>> Start
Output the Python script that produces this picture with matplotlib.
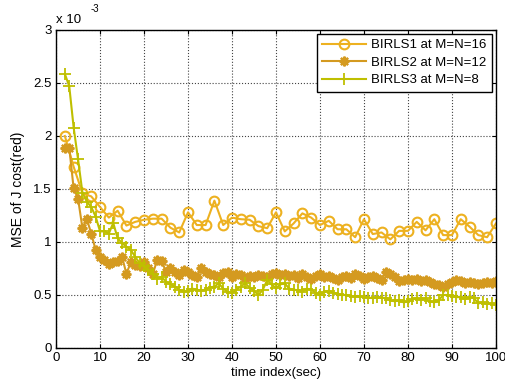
>> End
>> Start
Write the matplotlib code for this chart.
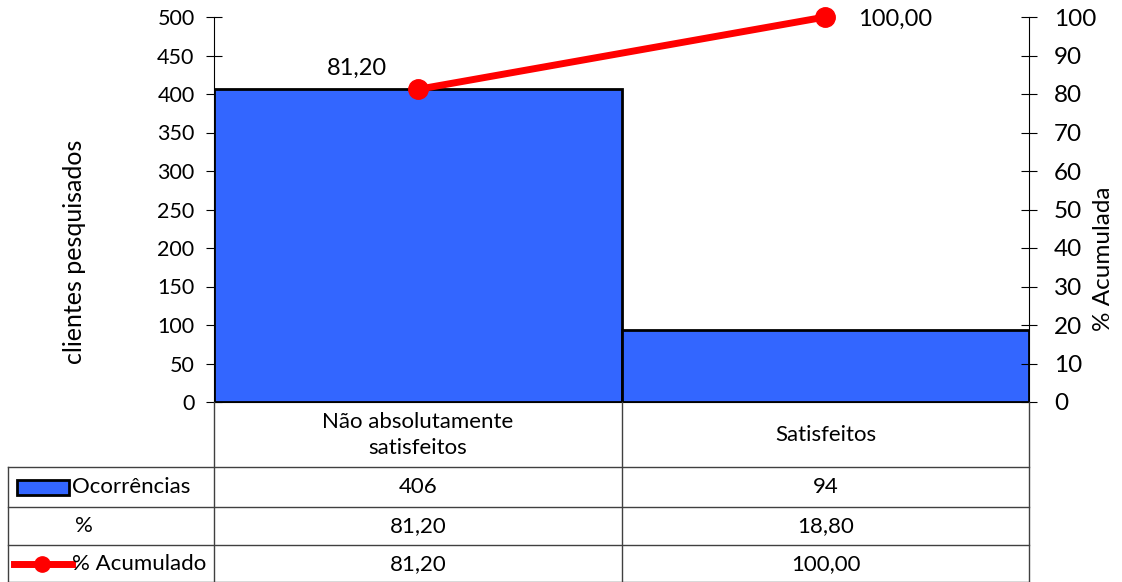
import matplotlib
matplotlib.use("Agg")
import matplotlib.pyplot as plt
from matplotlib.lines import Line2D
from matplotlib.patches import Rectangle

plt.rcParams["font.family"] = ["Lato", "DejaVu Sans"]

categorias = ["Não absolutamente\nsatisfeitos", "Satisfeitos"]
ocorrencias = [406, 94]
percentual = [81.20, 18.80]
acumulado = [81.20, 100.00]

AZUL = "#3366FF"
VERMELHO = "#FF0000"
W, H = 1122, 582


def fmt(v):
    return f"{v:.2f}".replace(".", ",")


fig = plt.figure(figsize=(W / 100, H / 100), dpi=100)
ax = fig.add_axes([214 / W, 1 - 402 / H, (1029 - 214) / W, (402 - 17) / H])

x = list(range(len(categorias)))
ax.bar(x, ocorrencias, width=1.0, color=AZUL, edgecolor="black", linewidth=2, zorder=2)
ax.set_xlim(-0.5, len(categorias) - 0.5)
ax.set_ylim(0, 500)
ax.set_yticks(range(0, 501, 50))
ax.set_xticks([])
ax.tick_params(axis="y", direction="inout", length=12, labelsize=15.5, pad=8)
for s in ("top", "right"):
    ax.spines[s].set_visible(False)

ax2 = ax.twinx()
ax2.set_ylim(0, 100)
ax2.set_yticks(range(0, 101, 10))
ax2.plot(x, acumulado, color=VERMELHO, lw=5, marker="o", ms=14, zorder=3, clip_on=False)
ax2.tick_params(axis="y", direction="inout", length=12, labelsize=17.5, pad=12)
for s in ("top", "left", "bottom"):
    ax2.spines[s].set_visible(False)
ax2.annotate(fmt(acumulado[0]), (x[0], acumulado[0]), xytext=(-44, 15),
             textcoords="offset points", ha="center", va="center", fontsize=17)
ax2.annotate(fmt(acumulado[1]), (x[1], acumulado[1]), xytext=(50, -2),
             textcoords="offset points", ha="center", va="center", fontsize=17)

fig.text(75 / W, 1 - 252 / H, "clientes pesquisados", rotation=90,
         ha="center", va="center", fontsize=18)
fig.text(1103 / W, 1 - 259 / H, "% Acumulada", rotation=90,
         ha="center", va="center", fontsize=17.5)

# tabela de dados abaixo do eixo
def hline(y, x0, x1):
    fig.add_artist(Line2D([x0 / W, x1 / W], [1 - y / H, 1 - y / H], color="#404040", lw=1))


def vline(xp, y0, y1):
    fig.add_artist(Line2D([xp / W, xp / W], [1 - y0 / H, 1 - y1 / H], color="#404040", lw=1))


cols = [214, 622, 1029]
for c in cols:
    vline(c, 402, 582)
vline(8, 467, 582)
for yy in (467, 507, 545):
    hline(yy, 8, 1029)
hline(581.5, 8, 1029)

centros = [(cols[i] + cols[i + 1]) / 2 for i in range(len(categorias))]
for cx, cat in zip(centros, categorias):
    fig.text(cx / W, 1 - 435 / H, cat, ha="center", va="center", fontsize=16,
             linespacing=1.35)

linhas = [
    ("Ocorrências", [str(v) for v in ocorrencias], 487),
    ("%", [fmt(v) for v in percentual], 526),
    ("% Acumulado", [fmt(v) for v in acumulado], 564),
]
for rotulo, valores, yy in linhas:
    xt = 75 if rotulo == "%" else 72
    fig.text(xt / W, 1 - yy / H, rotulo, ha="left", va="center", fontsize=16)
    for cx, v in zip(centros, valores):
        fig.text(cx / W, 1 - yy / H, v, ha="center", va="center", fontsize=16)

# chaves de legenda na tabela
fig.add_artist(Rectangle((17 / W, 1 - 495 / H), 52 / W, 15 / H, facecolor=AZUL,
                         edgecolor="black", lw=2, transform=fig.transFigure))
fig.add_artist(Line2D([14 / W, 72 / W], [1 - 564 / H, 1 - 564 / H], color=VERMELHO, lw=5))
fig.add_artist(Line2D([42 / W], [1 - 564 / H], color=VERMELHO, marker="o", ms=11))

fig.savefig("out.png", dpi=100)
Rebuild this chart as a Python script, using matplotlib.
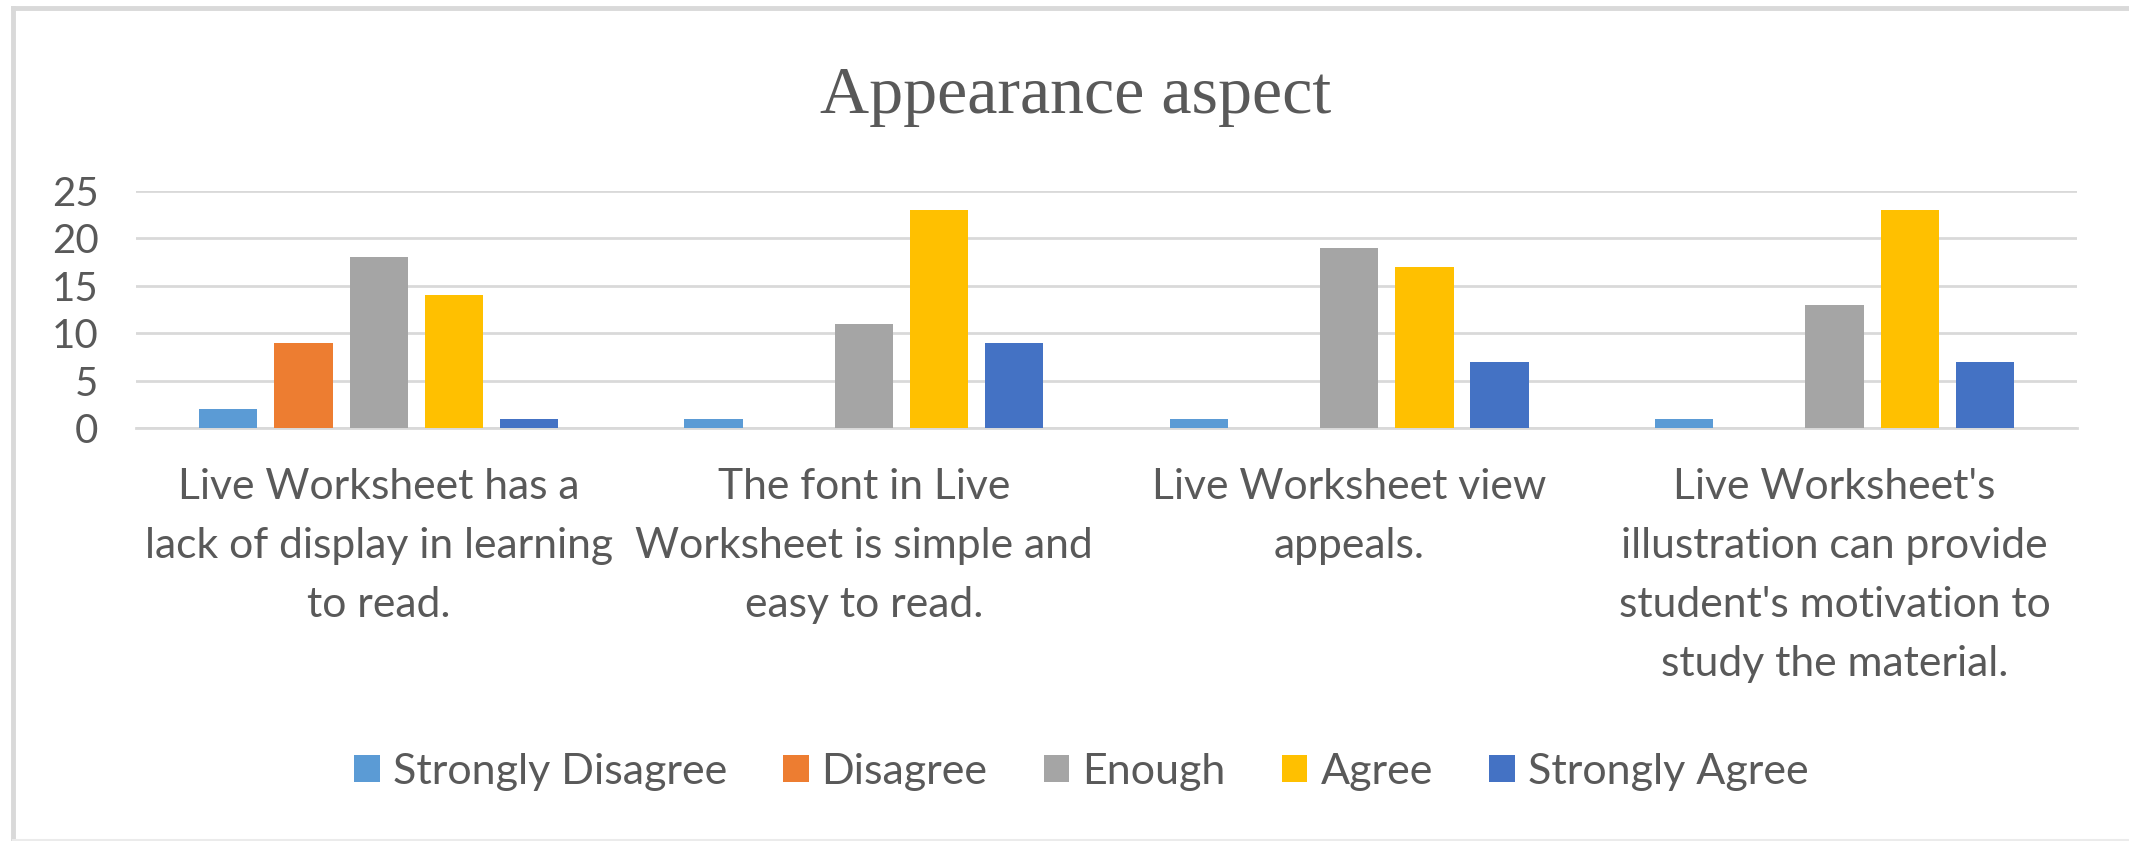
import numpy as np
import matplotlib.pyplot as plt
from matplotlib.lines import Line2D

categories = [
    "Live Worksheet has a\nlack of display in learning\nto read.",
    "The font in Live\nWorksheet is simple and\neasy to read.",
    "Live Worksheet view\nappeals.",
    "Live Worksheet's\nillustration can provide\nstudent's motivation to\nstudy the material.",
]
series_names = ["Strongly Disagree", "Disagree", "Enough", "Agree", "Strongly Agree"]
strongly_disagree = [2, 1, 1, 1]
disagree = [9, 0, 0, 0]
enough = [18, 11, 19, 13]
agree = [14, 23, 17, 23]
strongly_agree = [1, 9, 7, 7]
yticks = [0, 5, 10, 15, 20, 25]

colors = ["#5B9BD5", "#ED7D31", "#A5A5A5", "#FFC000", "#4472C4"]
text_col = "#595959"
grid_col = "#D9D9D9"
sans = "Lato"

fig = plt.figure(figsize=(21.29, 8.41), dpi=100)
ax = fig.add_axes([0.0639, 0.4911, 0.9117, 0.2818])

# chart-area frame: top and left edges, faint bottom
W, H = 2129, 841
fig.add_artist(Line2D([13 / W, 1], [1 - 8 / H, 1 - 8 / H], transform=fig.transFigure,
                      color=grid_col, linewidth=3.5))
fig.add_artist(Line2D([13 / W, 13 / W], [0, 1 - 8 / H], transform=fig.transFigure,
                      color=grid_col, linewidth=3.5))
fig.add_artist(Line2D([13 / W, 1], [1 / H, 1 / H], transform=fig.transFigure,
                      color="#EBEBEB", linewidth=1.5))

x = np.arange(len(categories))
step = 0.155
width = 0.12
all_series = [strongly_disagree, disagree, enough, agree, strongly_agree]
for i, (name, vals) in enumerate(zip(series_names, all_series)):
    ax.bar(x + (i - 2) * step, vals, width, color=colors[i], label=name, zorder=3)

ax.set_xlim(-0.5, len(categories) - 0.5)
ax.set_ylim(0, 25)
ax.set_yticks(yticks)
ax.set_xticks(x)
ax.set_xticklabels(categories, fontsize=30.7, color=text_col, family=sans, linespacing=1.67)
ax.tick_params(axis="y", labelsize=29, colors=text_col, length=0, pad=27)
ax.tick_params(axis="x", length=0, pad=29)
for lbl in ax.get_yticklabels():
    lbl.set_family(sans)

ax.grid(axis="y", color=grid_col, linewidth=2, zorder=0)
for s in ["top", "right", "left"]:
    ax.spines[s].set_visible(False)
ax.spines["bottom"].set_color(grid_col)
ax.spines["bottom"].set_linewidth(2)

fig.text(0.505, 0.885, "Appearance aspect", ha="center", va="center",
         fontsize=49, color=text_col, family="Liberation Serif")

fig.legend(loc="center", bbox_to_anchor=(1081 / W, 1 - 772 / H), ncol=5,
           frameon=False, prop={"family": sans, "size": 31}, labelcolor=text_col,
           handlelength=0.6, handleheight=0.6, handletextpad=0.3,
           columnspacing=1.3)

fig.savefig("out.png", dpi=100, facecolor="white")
>> End
>> Start
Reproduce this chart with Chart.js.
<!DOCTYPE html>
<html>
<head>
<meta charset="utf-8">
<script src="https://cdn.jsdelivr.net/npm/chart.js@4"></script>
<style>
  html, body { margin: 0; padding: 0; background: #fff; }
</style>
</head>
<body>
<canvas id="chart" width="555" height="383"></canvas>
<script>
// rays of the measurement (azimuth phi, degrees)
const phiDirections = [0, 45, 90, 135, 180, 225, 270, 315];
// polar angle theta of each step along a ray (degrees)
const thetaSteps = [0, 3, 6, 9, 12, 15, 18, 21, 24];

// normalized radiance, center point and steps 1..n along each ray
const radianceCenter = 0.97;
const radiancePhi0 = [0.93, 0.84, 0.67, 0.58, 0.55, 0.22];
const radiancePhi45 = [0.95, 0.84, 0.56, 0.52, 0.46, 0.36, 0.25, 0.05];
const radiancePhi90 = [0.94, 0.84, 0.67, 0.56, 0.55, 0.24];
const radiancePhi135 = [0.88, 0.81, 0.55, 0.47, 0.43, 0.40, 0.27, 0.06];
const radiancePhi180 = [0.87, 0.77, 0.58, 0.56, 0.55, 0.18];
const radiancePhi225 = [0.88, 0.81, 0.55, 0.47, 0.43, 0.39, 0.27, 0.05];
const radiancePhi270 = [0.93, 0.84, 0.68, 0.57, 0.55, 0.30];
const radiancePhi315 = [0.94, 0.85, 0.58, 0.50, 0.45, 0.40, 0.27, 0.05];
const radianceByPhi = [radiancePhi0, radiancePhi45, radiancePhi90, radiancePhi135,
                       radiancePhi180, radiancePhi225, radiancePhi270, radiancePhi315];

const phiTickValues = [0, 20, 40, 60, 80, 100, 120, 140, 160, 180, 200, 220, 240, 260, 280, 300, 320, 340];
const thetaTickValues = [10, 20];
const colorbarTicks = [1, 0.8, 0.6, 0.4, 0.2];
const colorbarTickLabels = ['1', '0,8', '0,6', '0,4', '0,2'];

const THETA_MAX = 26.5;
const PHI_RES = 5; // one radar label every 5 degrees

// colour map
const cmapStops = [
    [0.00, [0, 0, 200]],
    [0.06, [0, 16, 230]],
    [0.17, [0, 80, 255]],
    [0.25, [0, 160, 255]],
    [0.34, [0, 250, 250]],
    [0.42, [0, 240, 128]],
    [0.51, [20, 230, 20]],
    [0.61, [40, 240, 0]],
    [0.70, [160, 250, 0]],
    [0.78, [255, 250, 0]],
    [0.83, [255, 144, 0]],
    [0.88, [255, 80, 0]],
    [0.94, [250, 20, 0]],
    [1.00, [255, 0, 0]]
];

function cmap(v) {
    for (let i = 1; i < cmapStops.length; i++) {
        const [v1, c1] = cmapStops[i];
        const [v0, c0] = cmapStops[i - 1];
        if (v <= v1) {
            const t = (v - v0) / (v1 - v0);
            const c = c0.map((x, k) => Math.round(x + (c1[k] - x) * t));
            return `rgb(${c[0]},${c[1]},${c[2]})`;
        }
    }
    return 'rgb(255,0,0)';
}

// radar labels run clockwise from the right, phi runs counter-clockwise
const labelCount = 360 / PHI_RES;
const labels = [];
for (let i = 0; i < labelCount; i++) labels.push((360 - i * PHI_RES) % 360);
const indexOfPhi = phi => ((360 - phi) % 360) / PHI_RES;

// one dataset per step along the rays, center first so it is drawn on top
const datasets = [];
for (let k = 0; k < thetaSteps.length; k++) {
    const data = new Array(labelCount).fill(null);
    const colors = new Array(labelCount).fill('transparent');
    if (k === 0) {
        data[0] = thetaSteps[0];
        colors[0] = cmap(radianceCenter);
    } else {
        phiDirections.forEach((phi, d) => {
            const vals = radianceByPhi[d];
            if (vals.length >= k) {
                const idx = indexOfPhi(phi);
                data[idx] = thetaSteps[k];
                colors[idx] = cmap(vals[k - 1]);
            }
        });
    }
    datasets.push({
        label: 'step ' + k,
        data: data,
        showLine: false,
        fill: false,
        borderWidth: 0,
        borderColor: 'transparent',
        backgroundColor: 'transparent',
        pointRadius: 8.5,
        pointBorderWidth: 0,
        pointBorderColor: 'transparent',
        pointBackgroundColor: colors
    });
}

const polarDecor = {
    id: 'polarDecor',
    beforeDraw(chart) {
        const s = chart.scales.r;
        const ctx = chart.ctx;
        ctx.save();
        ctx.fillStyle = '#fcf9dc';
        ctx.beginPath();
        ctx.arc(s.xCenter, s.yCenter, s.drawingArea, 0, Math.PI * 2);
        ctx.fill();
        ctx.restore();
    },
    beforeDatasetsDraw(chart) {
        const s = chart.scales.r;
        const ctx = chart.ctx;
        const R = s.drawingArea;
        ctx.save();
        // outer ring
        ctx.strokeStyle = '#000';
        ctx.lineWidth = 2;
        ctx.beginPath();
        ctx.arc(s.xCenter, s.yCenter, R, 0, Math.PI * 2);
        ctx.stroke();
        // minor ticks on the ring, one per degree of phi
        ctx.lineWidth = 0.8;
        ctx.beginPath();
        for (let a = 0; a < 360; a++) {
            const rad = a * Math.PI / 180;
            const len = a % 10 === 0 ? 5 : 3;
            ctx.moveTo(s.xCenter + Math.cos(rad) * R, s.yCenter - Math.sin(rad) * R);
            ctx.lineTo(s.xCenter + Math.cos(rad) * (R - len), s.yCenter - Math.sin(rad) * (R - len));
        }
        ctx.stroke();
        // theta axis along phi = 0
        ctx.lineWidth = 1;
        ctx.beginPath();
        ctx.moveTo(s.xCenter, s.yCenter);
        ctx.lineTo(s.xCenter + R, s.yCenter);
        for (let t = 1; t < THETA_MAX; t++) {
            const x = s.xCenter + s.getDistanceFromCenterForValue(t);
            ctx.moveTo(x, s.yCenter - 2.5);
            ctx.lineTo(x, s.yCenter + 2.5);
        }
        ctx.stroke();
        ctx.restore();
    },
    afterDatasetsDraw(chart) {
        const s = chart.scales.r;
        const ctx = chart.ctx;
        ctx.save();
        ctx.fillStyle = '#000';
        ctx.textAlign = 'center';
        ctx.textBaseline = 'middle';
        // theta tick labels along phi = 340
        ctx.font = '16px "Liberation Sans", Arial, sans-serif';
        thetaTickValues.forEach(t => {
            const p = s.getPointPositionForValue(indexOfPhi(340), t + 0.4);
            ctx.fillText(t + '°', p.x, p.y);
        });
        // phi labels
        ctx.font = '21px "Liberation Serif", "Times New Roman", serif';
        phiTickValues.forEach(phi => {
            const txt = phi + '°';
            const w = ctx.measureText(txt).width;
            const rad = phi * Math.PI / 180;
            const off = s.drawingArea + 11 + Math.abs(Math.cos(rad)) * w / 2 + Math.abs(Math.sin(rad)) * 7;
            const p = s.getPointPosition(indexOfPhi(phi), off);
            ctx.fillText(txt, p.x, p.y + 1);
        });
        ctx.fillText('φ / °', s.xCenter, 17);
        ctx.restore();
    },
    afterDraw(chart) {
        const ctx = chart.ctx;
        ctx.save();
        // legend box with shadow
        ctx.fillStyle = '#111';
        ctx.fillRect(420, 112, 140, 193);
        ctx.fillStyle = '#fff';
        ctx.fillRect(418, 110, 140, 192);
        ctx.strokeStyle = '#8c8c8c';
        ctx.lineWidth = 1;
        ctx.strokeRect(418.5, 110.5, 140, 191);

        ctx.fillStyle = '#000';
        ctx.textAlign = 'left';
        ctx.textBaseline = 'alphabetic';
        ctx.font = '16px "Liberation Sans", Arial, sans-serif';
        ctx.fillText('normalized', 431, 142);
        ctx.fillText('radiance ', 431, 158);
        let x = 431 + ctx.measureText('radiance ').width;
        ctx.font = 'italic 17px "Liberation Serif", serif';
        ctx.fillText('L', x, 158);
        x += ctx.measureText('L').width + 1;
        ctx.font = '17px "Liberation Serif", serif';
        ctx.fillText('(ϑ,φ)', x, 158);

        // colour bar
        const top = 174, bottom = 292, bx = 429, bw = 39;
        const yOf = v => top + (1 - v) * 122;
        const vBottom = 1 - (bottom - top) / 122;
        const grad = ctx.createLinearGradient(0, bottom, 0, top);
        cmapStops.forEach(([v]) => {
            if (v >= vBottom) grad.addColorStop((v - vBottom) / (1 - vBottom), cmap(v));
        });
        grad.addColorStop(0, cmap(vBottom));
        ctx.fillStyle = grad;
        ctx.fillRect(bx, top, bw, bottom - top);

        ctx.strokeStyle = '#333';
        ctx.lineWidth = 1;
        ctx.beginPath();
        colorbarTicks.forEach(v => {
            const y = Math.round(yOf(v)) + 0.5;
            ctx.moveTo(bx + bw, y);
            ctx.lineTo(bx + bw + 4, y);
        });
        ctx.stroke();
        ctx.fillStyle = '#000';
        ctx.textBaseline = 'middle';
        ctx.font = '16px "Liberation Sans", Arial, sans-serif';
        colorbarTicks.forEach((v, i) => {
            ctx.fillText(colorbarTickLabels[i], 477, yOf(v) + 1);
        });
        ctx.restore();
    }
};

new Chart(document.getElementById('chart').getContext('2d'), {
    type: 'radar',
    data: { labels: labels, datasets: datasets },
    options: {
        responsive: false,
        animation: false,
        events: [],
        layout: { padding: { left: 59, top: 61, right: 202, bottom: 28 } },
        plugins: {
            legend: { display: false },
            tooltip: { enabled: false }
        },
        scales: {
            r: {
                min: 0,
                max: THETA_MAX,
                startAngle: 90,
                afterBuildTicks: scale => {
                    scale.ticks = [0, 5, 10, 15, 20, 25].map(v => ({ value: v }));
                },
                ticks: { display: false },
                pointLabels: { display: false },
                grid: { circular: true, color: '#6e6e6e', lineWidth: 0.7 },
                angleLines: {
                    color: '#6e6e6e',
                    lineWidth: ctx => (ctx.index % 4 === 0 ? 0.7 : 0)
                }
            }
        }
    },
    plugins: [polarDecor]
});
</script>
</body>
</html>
>> End
Description of the task: Look above for the line containing "Write the matplotlib code for this chart.", then write out every line from there down to the line containing "ax = fig.add_axes([214", that line included, with no pictures.

Exercise output:
Write the matplotlib code for this chart.
import matplotlib
matplotlib.use("Agg")
import matplotlib.pyplot as plt
from matplotlib.lines import Line2D
from matplotlib.patches import Rectangle

plt.rcParams["font.family"] = ["Lato", "DejaVu Sans"]

categorias = ["Não absolutamente\nsatisfeitos", "Satisfeitos"]
ocorrencias = [406, 94]
percentual = [81.20, 18.80]
acumulado = [81.20, 100.00]

AZUL = "#3366FF"
VERMELHO = "#FF0000"
W, H = 1122, 582


def fmt(v):
    return f"{v:.2f}".replace(".", ",")


fig = plt.figure(figsize=(W / 100, H / 100), dpi=100)
ax = fig.add_axes([214 / W, 1 - 402 / H, (1029 - 214) / W, (402 - 17) / H])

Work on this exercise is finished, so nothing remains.